Pierre wartete wirklich vor seinem Hause, das Pferd von Gabriel am Zügel haltend.

»Ich danke für Eure Gastfreundschaft, Meister,« sprach der Vicomte d’Ermès. »Ich schicke Euch in kurzer Zeit, wenn ich es nicht selbst bringe, das Geld, das Ihr mir vorzuschießen die Güte gehabt habt. Mit Eurer Erlaubniß füge ich eine gute Belohnung für Eure Leute bei. Mittlerweile wollt diesen kleinen Diamant Eurer Tochter von mir anbieten.«

»Ich nehme ihn für sie an, Herr Vicomte,« erwiderte der Waffenschmied, »doch unter der Bedingung, daß Ihr auch etwas von meiner Art annehmt, dieses Horn, das ich an Euren Sattelbogen gehängt, das ich mit meinen eigenen Hand verfertigt habe und dessen Ton ich, selbst durch das Brüllen der stürmischen See, wiedererkennen würde, in einer von den Nächten des 5. von jedem Monat zum Beispiel, wo ich die Wache von vier bis sechs Uhr Morgens auf dem Thurme Octogon beziehe, der auf das Meer geht.«

»Ich danke!« sagte Gabriel, indem er Pierre die Hand auf eine Weise drückte, durch die er ihm zu verstehen gab, daß er begriffen habe.

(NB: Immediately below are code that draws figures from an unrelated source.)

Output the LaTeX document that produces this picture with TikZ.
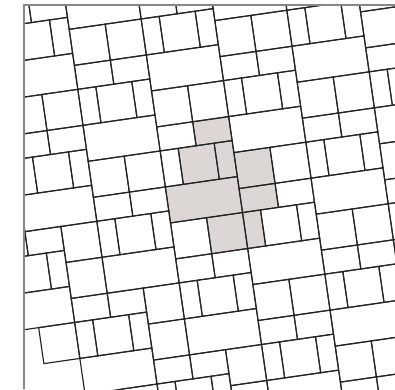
\documentclass[tikz,border=0pt]{standalone}
\definecolor{shadefill}{RGB}{220,214,212}
\definecolor{tileedge}{RGB}{35,35,35}
\definecolor{framecol}{RGB}{135,135,135}
\tikzset{
  tileline/.style={draw=tileedge, line width=1.15pt, line join=miter},
  frameline/.style={draw=framecol, line width=1.6pt}
}
\def\tilelist{6/0/12/4, 3/4/9/10, 9/4/12/10, 0/10/12/16, 6/16/12/22, 12/6/18/12, 12/12/18/16, 12/16/15/22}
\begin{document}
\begin{tikzpicture}[x=1pt,y=1pt]
\useasboundingbox (0,0) rectangle (395,-389);
\begin{scope}
  \clip (24,-4.7) rectangle (396,-390);
  \begin{scope}[shift={(156.7,-126.95)}, rotate=8.2, xscale=6.06, yscale=-6.06]
    \foreach \a/\b/\c/\d in \tilelist { \fill[shadefill] (\a,\b) rectangle (\c,\d); }
    \foreach \m in {-4,...,4}{
      \foreach \n in {-6,...,6}{
        \pgfmathtruncatemacro\slip{(\n>1)?6:0}
        \pgfmathtruncatemacro\du{12*\m+\slip}
        \pgfmathtruncatemacro\dv{12*\m+22*\n+\slip}
        \pgfmathtruncatemacro\skipit{and(\n==3, or(\m==-3,\m==-4))}
        \ifnum\skipit=0
        \begin{scope}[shift={(\du,\dv)}]
          \foreach \a/\b/\c/\d in \tilelist { \path[tileline] (\a,\b) rectangle (\c,\d); }
        \end{scope}
        \fi
      }
    }
  \end{scope}
\end{scope}
\path[frameline] (24,-389) -- (24,-4.7) -- (395,-4.7);
\end{tikzpicture}
\end{document}
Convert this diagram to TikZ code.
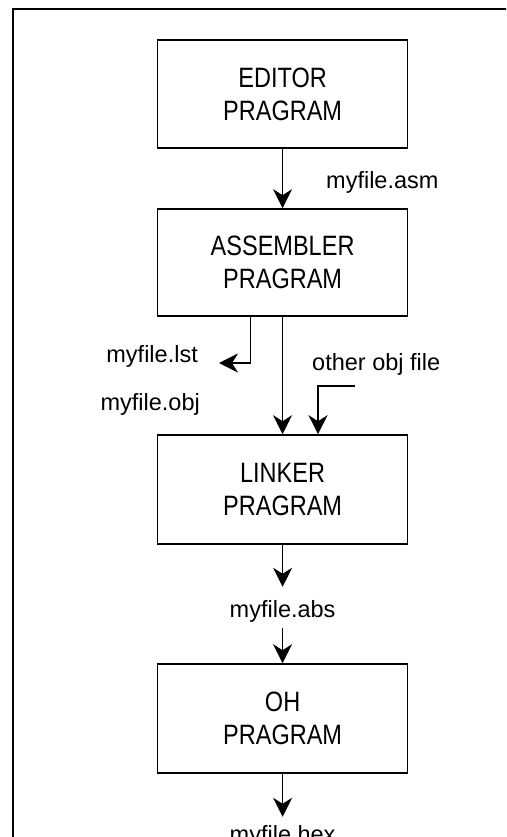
\documentclass[tikz,border=0pt]{standalone}
\usepackage{fontspec}
\setmainfont{Liberation Sans}
\newfontfamily\boxfont[FakeStretch=0.84]{Liberation Sans}
\usetikzlibrary{arrows.meta}
\tikzset{
  prog/.style={draw, line width=1.6pt, minimum width=250pt, minimum height=108pt,
    inner sep=0pt, align=center, font=\boxfont\fontsize{28}{33}\selectfont},
  fname/.style={inner sep=0pt, font=\fontsize{23.5}{28}\selectfont},
  flow/.style={draw, line width=1.6pt, -{Stealth[length=19pt,width=19pt,inset=6pt]}},
  frame/.style={draw, line width=1.8pt}
}
\begin{document}
\begin{tikzpicture}[x=1pt, y=-1pt]
  \useasboundingbox (0,0) rectangle (506,837);
  \clip (0,0) rectangle (506,837);
  % outer frame, running past the page edge on the right and bottom
  \draw[frame] (13.3,9.3) rectangle (540,880);

  % program boxes
  \node[prog] (ed)  at (282.6,94)    {EDITOR\\PRAGRAM};
  \node[prog, minimum height=107pt] (asm) at (282.6,262.5) {ASSEMBLER\\PRAGRAM};
  \node[prog, minimum height=109pt] (lk)  at (282.6,489.5) {LINKER\\PRAGRAM};
  \node[prog, minimum height=109pt] (oh)  at (282.6,718.5) {OH\\PRAGRAM};

  % file names
  \node[fname, anchor=base west] (fasm) at (326,188) {myfile.asm};
  \node[fname, anchor=base east] (flst) at (198,362) {myfile.lst};
  \node[fname, anchor=base east] (fobj) at (200,410) {myfile.obj};
  \node[fname, anchor=base west] (foth) at (312,370) {other obj file};
  \node[fname, anchor=base] (fabs) at (282.6,617) {myfile.abs};
  \node[fname, anchor=base] (fhex) at (282.6,842) {myfile.hex};

  \coordinate (lstend) at (219,363);
  \coordinate (othstart) at (355,386);

  % connectors
  \draw[flow] (ed) -- (asm);
  \draw[flow] ([xshift=-32pt]asm.south) |- (lstend);
  \draw[flow] (asm) -- (lk);
  \draw[flow] (othstart) -| ([xshift=35.4pt]lk.north);
  \draw[flow] (lk) -- ([yshift=13pt]fabs.north);
  \draw[flow] ([yshift=-6pt]fabs.south) -- (oh);
  \draw[flow] (oh) -- ([yshift=8pt]fhex.north);
\end{tikzpicture}
\end{document}
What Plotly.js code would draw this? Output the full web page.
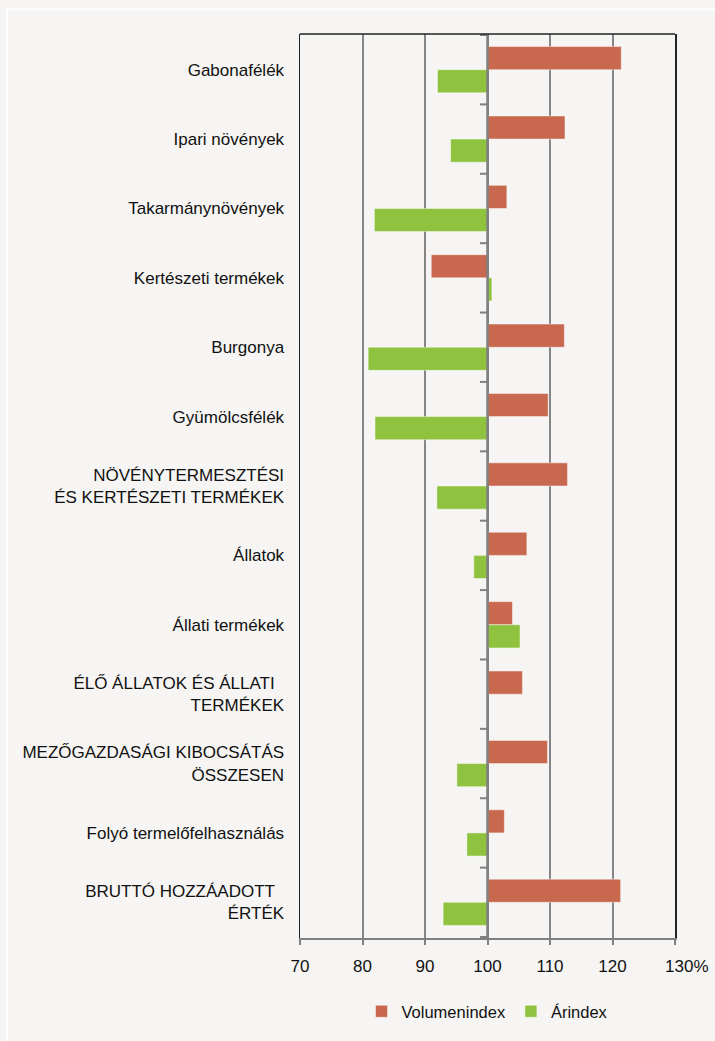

»Was die Waffen betrifft,« sprach Pierre, »über die Ihr Euch wundertet, da Ihr mich dieselben in so großer Quantität machen saht, so bereue ich es in der That, daß ich eine solche Menge in meinem Hause habe, denn wenn Calais eines Tages belagert würde, so könnte die Partei, welche unter uns noch für Frankreich ist, sich dieser Waffen bemächtigen und im Schooße der Stadt eine gefährliche Diversion machen.«

»Es ist wahr,« sagte Gabriel, dem braven Bürger noch stärker die Hand drückend.

»Hiernach wünsche ich Euch eine gute Reise und alles Glück, Herr d’Ermès,« sprach Pierre. »Lebet wohl, und auf baldiges Wiedersehen!«

»Auf baldiges Wiedersehen!« wiederholte Gabriel.

Er wandte sich um und grüßte zum letzten Male Pierre, der auf der Schwelle stand, Jean, der sich mit dem Kopfe aus dem Fenster des ersten Stockes neigte, und auch Babette, die ihn hinter einem Vorhang des zweiten weg reiten sah.

Dann gab er seinem Pferde den Sporn und entfernte sich im Galopp.

Es waren Befehle von Lord Wentworth an das Thor von Calais abgeschickt worden; denn man machte keine Schwierigkeit, den Gefangenen passieren zu lassen, der sich bald, allein mit seinen Hoffnungen und Befürchtungen, auf der Straße nach Paris befand.

Vermöchte er seinen Vater bei seiner Ankunft in Paris zu befreien? Vermöchte er Diana bei seiner Rückkehr nach Calais zu befreien?